Data shown —
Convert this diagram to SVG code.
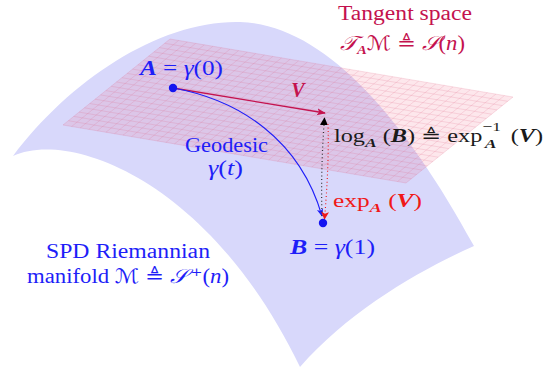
<svg xmlns="http://www.w3.org/2000/svg" width="552" height="368" viewBox="0 0 552 368">
<style>
text{font-family:"Liberation Serif","DejaVu Serif",serif;font-size:20px}
.sm{font-size:18px}
.bl{fill:#1e1ef8}
.cr{fill:#c4124e}
.rd{fill:#f01818}
.bk{fill:#1a1a1a}
.bi{font-weight:bold;font-style:italic}
.it{font-style:italic}
.sub{font-size:13px}
.scr{font-family:"DejaVu Serif","DejaVu Sans",serif;font-style:italic}
.sup{font-family:"DejaVu Serif",serif}
.grid{stroke:#e0607f;stroke-opacity:0.3;stroke-width:0.6;fill:none}
</style>
<defs>
<marker id="ahV" viewBox="0 0 10 10" refX="9" refY="5" markerWidth="9" markerHeight="9" markerUnits="userSpaceOnUse" orient="auto"><path d="M0,1 L10,5 L0,9 L2.5,5 Z" fill="#c4124e"/></marker>
<marker id="ahB" viewBox="0 0 10 10" refX="9" refY="5" markerWidth="8" markerHeight="8" markerUnits="userSpaceOnUse" orient="auto"><path d="M0,1 L10,5 L0,9 L2.5,5 Z" fill="#1e1ef8"/></marker>
<marker id="ahK" viewBox="0 0 10 10" refX="9" refY="5" markerWidth="8" markerHeight="8" markerUnits="userSpaceOnUse" orient="auto"><path d="M0,0 L10,5 L0,10 Z" fill="#000"/></marker>
<marker id="ahR" viewBox="0 0 10 10" refX="9" refY="5" markerWidth="8" markerHeight="8" markerUnits="userSpaceOnUse" orient="auto"><path d="M0,0 L10,5 L0,10 L2.5,5 Z" fill="#f01818"/></marker>
</defs>
<g id="manifold">
<path d="M13,156 C70,80 160,20 240,22 C320,24 400,110 474,246 C420,270 350,310 300,367 C210,180 70,130 13,156 Z" fill="#d8d8fb"/>
</g>
<g id="tangent-plane">
<path d="M170,39 L513,97 L406,183 L63,125 Z" fill="#f06a8a" fill-opacity="0.16"/>
<path class="grid" d="M170,39L513,97M164.65,43.3L507.65,101.3M159.3,47.6L502.3,105.6M153.95,51.9L496.95,109.9M148.6,56.2L491.6,114.2M143.25,60.5L486.25,118.5M137.9,64.8L480.9,122.8M132.55,69.1L475.55,127.1M127.2,73.4L470.2,131.4M121.85,77.7L464.85,135.7M116.5,82L459.5,140M111.15,86.3L454.15,144.3M105.8,90.6L448.8,148.6M100.45,94.9L443.45,152.9M95.1,99.2L438.1,157.2M89.75,103.5L432.75,161.5M84.4,107.8L427.4,165.8M79.05,112.1L422.05,170.1M73.7,116.4L416.7,174.4M68.35,120.7L411.35,178.7M63,125L406,183
M170,39L63,125M178.6,40.5L71.6,126.5M187.2,41.9L80.2,127.9M195.7,43.4L88.7,129.4M204.3,44.8L97.3,130.8M212.9,46.3L105.9,132.3M221.5,47.7L114.5,133.7M230,49.2L123,135.2M238.6,50.6L131.6,136.6M247.2,52.1L140.2,138.1M255.8,53.5L148.8,139.5M264.3,55L157.3,141M272.9,56.4L165.9,142.4M281.5,57.9L174.5,143.9M290.1,59.3L183.1,145.3M298.6,60.8L191.6,146.8M307.2,62.2L200.2,148.2M315.8,63.7L208.8,149.7M324.4,65.1L217.4,151.1M332.9,66.6L225.9,152.6M341.5,68L234.5,154M350.1,69.5L243.1,155.5M358.7,70.9L251.7,156.9M367.2,72.4L260.2,158.4M375.8,73.8L268.8,159.8M384.4,75.3L277.4,161.3M393,76.7L286,162.7M401.5,78.2L294.5,164.2M410.1,79.6L303.1,165.6M418.7,81.1L311.7,167.1M427.3,82.5L320.3,168.5M435.8,84L328.8,170M444.4,85.4L337.4,171.4M453,86.9L346,172.9M461.6,88.3L354.6,174.3M470.1,89.8L363.1,175.8M478.7,91.2L371.7,177.2M487.3,92.7L380.3,178.7M495.9,94.1L388.9,180.1M504.4,95.6L397.4,181.6M513,97L406,183"/>
</g>
<g id="connectors" fill="none">
<path id="vec-V" d="M173,88 L325,113" stroke="#c4124e" stroke-width="1.3" marker-end="url(#ahV)"/>
<path id="geodesic" d="M173,88 C240,100 300,140 322,216" stroke="#1e1ef8" stroke-width="1.1" marker-end="url(#ahB)"/>
<path id="log-map" d="M322,216 C321,185 322,150 324.5,118" stroke="#333" stroke-width="1.2" stroke-dasharray="1 2.6" marker-end="url(#ahK)"/>
<path id="exp-map" d="M328,124 C329,155 327,190 324.5,219" stroke="#f01818" stroke-width="1.1" stroke-dasharray="1 2.6" marker-end="url(#ahR)"/>
</g>
<g id="node-A">
<circle cx="173" cy="88" r="4.2" fill="#1414f0"/>
<text class="bl" x="140" y="75" textLength="83" lengthAdjust="spacingAndGlyphs"><tspan class="bi">A</tspan> = <tspan class="it">γ</tspan>(0)</text>
</g>
<g id="node-B">
<circle cx="323" cy="223" r="4.2" fill="#1414f0"/>
<text class="bl" x="290" y="254" textLength="85" lengthAdjust="spacingAndGlyphs"><tspan class="bi">B</tspan> = <tspan class="it">γ</tspan>(1)</text>
</g>
<g id="label-tangent">
<text class="cr" x="338" y="20" textLength="134" lengthAdjust="spacingAndGlyphs">Tangent space</text>
<text class="cr" x="340" y="50" textLength="125" lengthAdjust="spacingAndGlyphs"><tspan class="scr">𝒯</tspan><tspan class="bi sub" dy="4">A</tspan><tspan class="scr" dy="-4">ℳ</tspan> ≜ <tspan class="scr">𝒮</tspan>(<tspan class="it">n</tspan>)</text>
</g>
<g id="label-V">
<text class="cr bi" x="298" y="97" text-anchor="middle">V</text>
</g>
<g id="label-geodesic">
<text class="bl" x="185" y="152" textLength="83" lengthAdjust="spacingAndGlyphs">Geodesic</text>
<text class="bl" x="208" y="175" textLength="35" lengthAdjust="spacingAndGlyphs"><tspan class="it">γ</tspan>(<tspan class="it">t</tspan>)</text>
</g>
<g id="label-log">
<text class="bk sm" x="334" y="142" textLength="209" lengthAdjust="spacingAndGlyphs">log<tspan class="bi sub" dy="5">A</tspan><tspan dy="-5"> (</tspan><tspan class="bi">B</tspan>) ≜ exp<tspan class="sub" dy="-11">−1</tspan><tspan class="bi sub" dx="-12" dy="17">A</tspan><tspan dx="6" dy="-6"> (</tspan><tspan class="bi">V</tspan>)</text>
</g>
<g id="label-exp">
<text class="rd sm" x="333" y="207" textLength="89" lengthAdjust="spacingAndGlyphs">exp<tspan class="bi sub" dy="5">A</tspan><tspan dy="-5"> (</tspan><tspan class="bi">V</tspan>)</text>
</g>
<g id="label-manifold">
<text class="bl" x="46" y="258" textLength="164" lengthAdjust="spacingAndGlyphs">SPD Riemannian</text>
<text class="bl" x="27" y="283" textLength="202" lengthAdjust="spacingAndGlyphs">manifold <tspan class="scr">ℳ</tspan> ≜ <tspan class="scr">𝒮</tspan><tspan class="sup" dx="3">⁺</tspan>(<tspan class="it">n</tspan>)</text>
</g>
</svg>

Stated task —
Skipping the pictures, transcribe each line above exactly as it appears.

Expected answer —
Convert this diagram to SVG code.
<svg xmlns="http://www.w3.org/2000/svg" width="552" height="368" viewBox="0 0 552 368">
<style>
text{font-family:"Liberation Serif","DejaVu Serif",serif;font-size:20px}
.sm{font-size:18px}
.bl{fill:#1e1ef8}
.cr{fill:#c4124e}
.rd{fill:#f01818}
.bk{fill:#1a1a1a}
.bi{font-weight:bold;font-style:italic}
.it{font-style:italic}
.sub{font-size:13px}
.scr{font-family:"DejaVu Serif","DejaVu Sans",serif;font-style:italic}
.sup{font-family:"DejaVu Serif",serif}
.grid{stroke:#e0607f;stroke-opacity:0.3;stroke-width:0.6;fill:none}
</style>
<defs>
<marker id="ahV" viewBox="0 0 10 10" refX="9" refY="5" markerWidth="9" markerHeight="9" markerUnits="userSpaceOnUse" orient="auto"><path d="M0,1 L10,5 L0,9 L2.5,5 Z" fill="#c4124e"/></marker>
<marker id="ahB" viewBox="0 0 10 10" refX="9" refY="5" markerWidth="8" markerHeight="8" markerUnits="userSpaceOnUse" orient="auto"><path d="M0,1 L10,5 L0,9 L2.5,5 Z" fill="#1e1ef8"/></marker>
<marker id="ahK" viewBox="0 0 10 10" refX="9" refY="5" markerWidth="8" markerHeight="8" markerUnits="userSpaceOnUse" orient="auto"><path d="M0,0 L10,5 L0,10 Z" fill="#000"/></marker>
<marker id="ahR" viewBox="0 0 10 10" refX="9" refY="5" markerWidth="8" markerHeight="8" markerUnits="userSpaceOnUse" orient="auto"><path d="M0,0 L10,5 L0,10 L2.5,5 Z" fill="#f01818"/></marker>
</defs>
<g id="manifold">
<path d="M13,156 C70,80 160,20 240,22 C320,24 400,110 474,246 C420,270 350,310 300,367 C210,180 70,130 13,156 Z" fill="#d8d8fb"/>
</g>
<g id="tangent-plane">
<path d="M170,39 L513,97 L406,183 L63,125 Z" fill="#f06a8a" fill-opacity="0.16"/>
<path class="grid" d="M170,39L513,97M164.65,43.3L507.65,101.3M159.3,47.6L502.3,105.6M153.95,51.9L496.95,109.9M148.6,56.2L491.6,114.2M143.25,60.5L486.25,118.5M137.9,64.8L480.9,122.8M132.55,69.1L475.55,127.1M127.2,73.4L470.2,131.4M121.85,77.7L464.85,135.7M116.5,82L459.5,140M111.15,86.3L454.15,144.3M105.8,90.6L448.8,148.6M100.45,94.9L443.45,152.9M95.1,99.2L438.1,157.2M89.75,103.5L432.75,161.5M84.4,107.8L427.4,165.8M79.05,112.1L422.05,170.1M73.7,116.4L416.7,174.4M68.35,120.7L411.35,178.7M63,125L406,183
M170,39L63,125M178.6,40.5L71.6,126.5M187.2,41.9L80.2,127.9M195.7,43.4L88.7,129.4M204.3,44.8L97.3,130.8M212.9,46.3L105.9,132.3M221.5,47.7L114.5,133.7M230,49.2L123,135.2M238.6,50.6L131.6,136.6M247.2,52.1L140.2,138.1M255.8,53.5L148.8,139.5M264.3,55L157.3,141M272.9,56.4L165.9,142.4M281.5,57.9L174.5,143.9M290.1,59.3L183.1,145.3M298.6,60.8L191.6,146.8M307.2,62.2L200.2,148.2M315.8,63.7L208.8,149.7M324.4,65.1L217.4,151.1M332.9,66.6L225.9,152.6M341.5,68L234.5,154M350.1,69.5L243.1,155.5M358.7,70.9L251.7,156.9M367.2,72.4L260.2,158.4M375.8,73.8L268.8,159.8M384.4,75.3L277.4,161.3M393,76.7L286,162.7M401.5,78.2L294.5,164.2M410.1,79.6L303.1,165.6M418.7,81.1L311.7,167.1M427.3,82.5L320.3,168.5M435.8,84L328.8,170M444.4,85.4L337.4,171.4M453,86.9L346,172.9M461.6,88.3L354.6,174.3M470.1,89.8L363.1,175.8M478.7,91.2L371.7,177.2M487.3,92.7L380.3,178.7M495.9,94.1L388.9,180.1M504.4,95.6L397.4,181.6M513,97L406,183"/>
</g>
<g id="connectors" fill="none">
<path id="vec-V" d="M173,88 L325,113" stroke="#c4124e" stroke-width="1.3" marker-end="url(#ahV)"/>
<path id="geodesic" d="M173,88 C240,100 300,140 322,216" stroke="#1e1ef8" stroke-width="1.1" marker-end="url(#ahB)"/>
<path id="log-map" d="M322,216 C321,185 322,150 324.5,118" stroke="#333" stroke-width="1.2" stroke-dasharray="1 2.6" marker-end="url(#ahK)"/>
<path id="exp-map" d="M328,124 C329,155 327,190 324.5,219" stroke="#f01818" stroke-width="1.1" stroke-dasharray="1 2.6" marker-end="url(#ahR)"/>
</g>
<g id="node-A">
<circle cx="173" cy="88" r="4.2" fill="#1414f0"/>
<text class="bl" x="140" y="75" textLength="83" lengthAdjust="spacingAndGlyphs"><tspan class="bi">A</tspan> = <tspan class="it">γ</tspan>(0)</text>
</g>
<g id="node-B">
<circle cx="323" cy="223" r="4.2" fill="#1414f0"/>
<text class="bl" x="290" y="254" textLength="85" lengthAdjust="spacingAndGlyphs"><tspan class="bi">B</tspan> = <tspan class="it">γ</tspan>(1)</text>
</g>
<g id="label-tangent">
<text class="cr" x="338" y="20" textLength="134" lengthAdjust="spacingAndGlyphs">Tangent space</text>
<text class="cr" x="340" y="50" textLength="125" lengthAdjust="spacingAndGlyphs"><tspan class="scr">𝒯</tspan><tspan class="bi sub" dy="4">A</tspan><tspan class="scr" dy="-4">ℳ</tspan> ≜ <tspan class="scr">𝒮</tspan>(<tspan class="it">n</tspan>)</text>
</g>
<g id="label-V">
<text class="cr bi" x="298" y="97" text-anchor="middle">V</text>
</g>
<g id="label-geodesic">
<text class="bl" x="185" y="152" textLength="83" lengthAdjust="spacingAndGlyphs">Geodesic</text>
<text class="bl" x="208" y="175" textLength="35" lengthAdjust="spacingAndGlyphs"><tspan class="it">γ</tspan>(<tspan class="it">t</tspan>)</text>
</g>
<g id="label-log">
<text class="bk sm" x="334" y="142" textLength="209" lengthAdjust="spacingAndGlyphs">log<tspan class="bi sub" dy="5">A</tspan><tspan dy="-5"> (</tspan><tspan class="bi">B</tspan>) ≜ exp<tspan class="sub" dy="-11">−1</tspan><tspan class="bi sub" dx="-12" dy="17">A</tspan><tspan dx="6" dy="-6"> (</tspan><tspan class="bi">V</tspan>)</text>
</g>
<g id="label-exp">
<text class="rd sm" x="333" y="207" textLength="89" lengthAdjust="spacingAndGlyphs">exp<tspan class="bi sub" dy="5">A</tspan><tspan dy="-5"> (</tspan><tspan class="bi">V</tspan>)</text>
</g>
<g id="label-manifold">
<text class="bl" x="46" y="258" textLength="164" lengthAdjust="spacingAndGlyphs">SPD Riemannian</text>
<text class="bl" x="27" y="283" textLength="202" lengthAdjust="spacingAndGlyphs">manifold <tspan class="scr">ℳ</tspan> ≜ <tspan class="scr">𝒮</tspan><tspan class="sup" dx="3">⁺</tspan>(<tspan class="it">n</tspan>)</text>
</g>
</svg>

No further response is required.